6.2. Nella parte, invece, in cui prospetta la violazione delle regole sul riparto dell’onere della prova il motivo è infondato.

Dinanzi ad una domanda di rilascio proposta da chi assume essere comodante, la Corte d’appello doveva innanzitutto accertare se l’attore avesse provato l’esistenza e l’efficacia del contratto: e la Corte d’appello su questo punto correttamente ha ritenuto esistente un contratto di comodato, dal momento che la circostanza non era mai stata contestata dai convenuti.

La circostanza, poi, che quel contratto fu pattuito con un termine implicito costituiva un fatto impeditivo o modificativo della pretesa attorea, e in quanto tale doveva essere provato dai convenuti. E poichè la Corte d’appello è dai convenuti che ha preteso la relativa prova, essa non ha violato i criteri di riparto dell’onere della prova.

7. Le spese.

7.1. La circostanza che la presente controversia coinvolge membri del medesimo nucleo familiare; l’esito alterno dei gradi di merito e la natura degli interessi coinvolti nella lite costituiscono gravi motivi, ai sensi dell’art. 92 c.p.c., per compensare interamente tra le parti le spese del giudizio di legittimità.
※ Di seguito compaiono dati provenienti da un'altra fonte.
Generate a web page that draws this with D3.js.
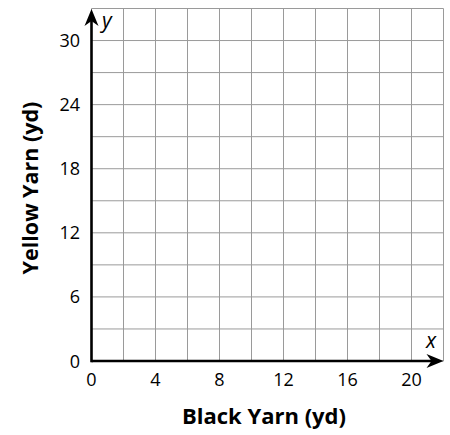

7.2. Il rigetto del ricorso costituisce il presupposto, del quale si dà atto con la presente sentenza, per il pagamento a carico della parte ricorrente di un ulteriore importo a titolo di contributo unificato pari a quello dovuto per l’impugnazione, ai sensi del D.P.R. 30 maggio 2002, n. 115, art. 13, comma 1 quater (nel testo introdotto dalla L. 24 dicembre 2012, n. 228, art. 1, comma 17).

P.Q.M.

la Corte di cassazione:

(-) rigetta il ricorso;

(-) compensa integralmente tra le parti le spese del presente giudizio di legittimità;

(-) dà atto che sussistono i presupposti previsti dal D.P.R. 30 maggio 2002, n. 115, art. 13, comma 1 quater, per il versamento da parte di B.G. e della Impresa Edile B. s.r.l., se dovuto, di un ulteriore importo a titolo di contributo unificato pari a quello dovuto per l’impugnazione.

Così deciso in Roma, nella camera di consiglio della Sezione Terza civile della Corte di cassazione, il 12 settembre 2019.